James F. Puglisi, director of Centro Pro Unione, made a conclusion about Irenaeus' writings: "the terms episkopos and presbyteros are interchangeable, but the term episkopos is applied to the person who is established in every Church by the apostles and their successors". According to Eric G. Jay, Irenaeus also refers to a succession of presbyters who preserve the tradition "which originates from the apostles" and later goes on to speak of their having "an infallible gift of truth" . Jay comments that this is sometimes seen as an early reference to the idea of the transmission of grace through the apostolic succession which in later centuries was understood as being specifically transmitted through the laying on of hands by a bishop within the apostolic succession. He warns that this is open to the grave objection that it makes grace a material commodity and represents an almost mechanical method of imparting what is by definition a free gift. He adds that the idea cannot be squeezed out of Irenaeus' words.

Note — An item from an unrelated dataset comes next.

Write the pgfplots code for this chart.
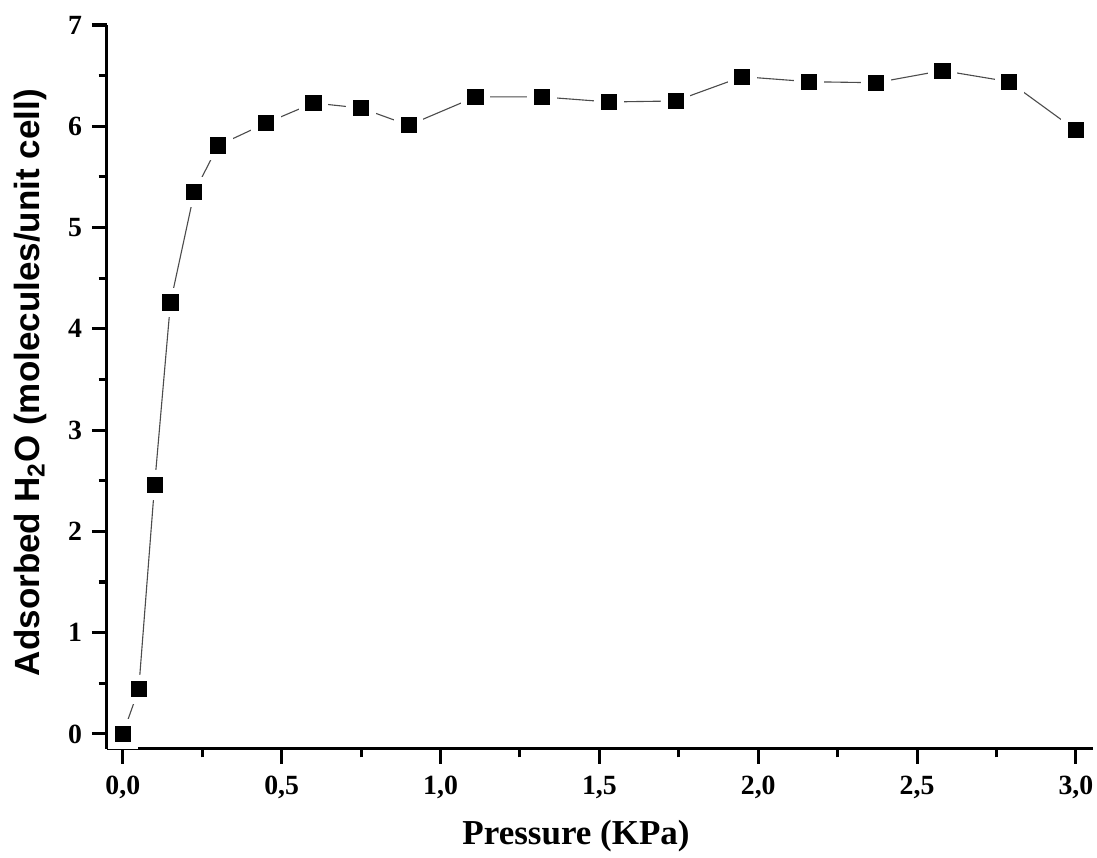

Writing a little later, Tertullian makes the same main point but adds expressly that recently founded churches could be considered apostolic if they had "derived the tradition of faith and the seeds of doctrine" from an apostolic church, whether they had devised a succession list or not. Tertullian stated:
His disciple and recent convert, Cyprian appeals to the same fundamental principle of election to a vacant see in the aftermath of the Decian Persecution when denying the legitimacy of his rigorist rival in Carthage and that of the anti-pope Novatian in Rome.
The emphasis is now on legitimating Cyprian's episcopal ministry as a whole and specifically his exclusive right to administer discipline to the lapsed rather than on the content of what is taught. Cyprian also laid great emphasis on the fact that any minister who broke with the entire Church lost ipso facto the gift of the Spirit which had validated his orders. This meant that the minister would have no power or authority to celebrate an efficacious sacrament; in contrast, Augustine of Hippo and others taught that schism did not invalidate someone's holy orders.